Tesco UK chief executive Richard Brasher said the continued poor economic climate has convinced him that reducing prices is the "right option".
A Tesco spokeswoman said the majority of the 3,000 products included in the initial phase of the price drop will not return to their normal prices, because the value of groceries have been driven down as rival retailers attempt to keep up with Tesco's price cuts.
Brasher claimed he has been vindicated by rivals following suit. He added: "A lot of them dismissed Price Drop and said it was all huff and puff then launched their own price cuts."
A TV campaign pushing the Big Christmas Price Drop will launch tomorrow night during 'I'm a Celebrity…Get Me Out of Here' on ITV1. Red Brick Road created the campaign and Initiative handled the media planning and buying.
Tesco will also launch a Facebook campaign on 2 December that will offer customers the chance to be reimbursed for their entire clothing shop.
The competition will run on the "clothing at Tesco" Facebook page with each winner being capped at a maximum of £1,000.
Tesco claims that since launching the Big Price Drop eight weeks ago there have over 100 million transactions through the tills containing Price Drop lines, accounting for 90% of all transactions.

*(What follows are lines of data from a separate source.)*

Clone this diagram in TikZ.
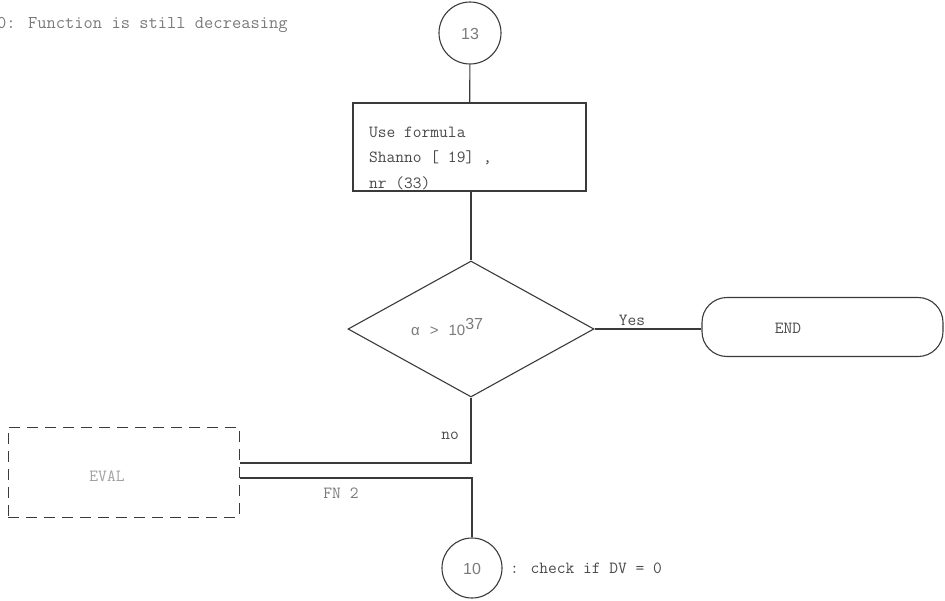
\documentclass[tikz,border=0pt]{standalone}
\usepackage{fontspec}
\setmainfont{Liberation Sans}
\setsansfont{Liberation Sans}
\usetikzlibrary{shapes.geometric}
\definecolor{ink}{HTML}{3A3A3A}
\definecolor{txt}{HTML}{4A4A4A}
\definecolor{pale}{HTML}{7A7A7A}
\definecolor{faint}{HTML}{A0A0A0}
\begin{document}
\begin{tikzpicture}[x=1pt,y=-1pt,
  line/.style={draw=ink,line width=1.1pt},
  connector/.style={line},
  term/.style={circle,line,minimum size=62pt,inner sep=0pt},
  procbox/.style={rectangle,line,inner sep=0pt},
  decision/.style={diamond,line,inner sep=0pt,minimum width=246pt,minimum height=136pt},
  endbox/.style={rectangle,line,rounded corners=25pt,inner sep=0pt,minimum width=241pt,minimum height=59pt},
  extbox/.style={rectangle,draw=ink,line width=1pt,dash pattern=on 11pt off 7pt,inner sep=0pt,minimum width=231pt,minimum height=90pt},
  mono/.style={font=\ttfamily\fontsize{17}{20}\selectfont,text=txt,inner sep=0pt},
  digits/.style={font=\sffamily\fontsize{16}{18}\selectfont,text=pale,inner sep=0pt}]
\useasboundingbox (0,0) rectangle (945,600);
\clip (0,0) rectangle (945,600);

% heading note, running in from the left edge
\node[mono,font=\ttfamily\fontsize{18}{20}\selectfont,text=pale,anchor=base west] (note) at (-3,28) {0: Function is still decreasing};

% connector 13
\node[term] (c13) at (470,33) {};
\node[digits] (c13lbl) at (470,34) {13};

% formula box
\node[procbox,minimum width=233pt,minimum height=88pt] (formula) at (469.5,147) {};
\node[mono,anchor=base west] (fline1) at (369,137) {Use formula};
\node[mono,anchor=base west] (fline2) at (369,162) {Shanno [ 19] ,};
\node[mono,anchor=base west] (fline3) at (369,188) {nr (33)};

% overflow test
\node[decision] (test) at (471,329) {};
\node[font=\sffamily\fontsize{15}{18}\selectfont,text=pale,inner sep=0pt,anchor=base west] (cond) at (411,335) {α\hspace{10pt}>\hspace{10pt}10\textsuperscript{\fontsize{16}{18}\selectfont 37}};

% terminal
\node[endbox] (endb) at (822.5,327) {};
\node[mono] (endlbl) at (788,328) {END};

% external evaluation routine
\node[extbox] (eval) at (123.5,472) {};
\node[mono,text=faint] (evallbl) at (107,476) {EVAL};

% connector 10
\node[term,minimum size=60pt] (c10) at (472,568) {};
\node[digits] (c10lbl) at (472,569) {10};
\node[mono,anchor=west] (c10note) at (510,568) {: check if DV = 0};

% return points on the routine box
\coordinate (evalin) at ([yshift=9pt]eval.east);
\coordinate (evalout) at ([yshift=-6pt]eval.east);

% flow lines
\draw[connector] (c13) -- (formula);
\draw[connector] (formula.south -| test.north) -- (test.north);
\draw[connector] (test.east) -- (test.east -| endb.west);
\draw[connector] (test.south) |- (evalin);
\draw[connector] (evalout) -| (c10.north);

% line labels
\node[mono] (yes) at (632,320) {Yes};
\node[mono] (no) at (450,436) {no};
\node[mono,text=pale] (fn) at (341,493) {FN 2};
\end{tikzpicture}
\end{document}
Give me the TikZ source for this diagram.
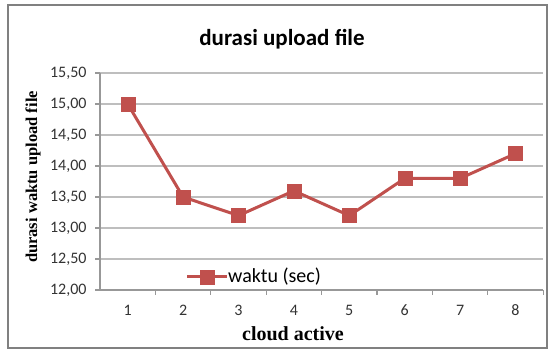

Tesco is also setting its sights on retailers such as Dixons with a TV campaign launching tonight (23 November) pushing a deal offering a Technika 40-inch 3D enabled television, eight pairs of glasses and a Philips Blu-ray Player for £499.
The advertising comes as Tesco invests heavily in its Tech Teams, which provide in-store technical support. Tesco has invested £12m in training the Tech Team this year, with the staff supported by after-sales advice via Techsupport.com and a specialist helpline.
The investment coincides with Dixons launching a campaign highlighting the quality of service offered by its staff.
Separately, an augmented reality (AR) trial is also being implemented by Tesco as it attempts to free up shelf space and show the full range of products it offers.
Brasher said the retailer is broadening its technology range to devices including internet connected TVs, meaning customers "can come to Tesco and get what they want rather than what we've got".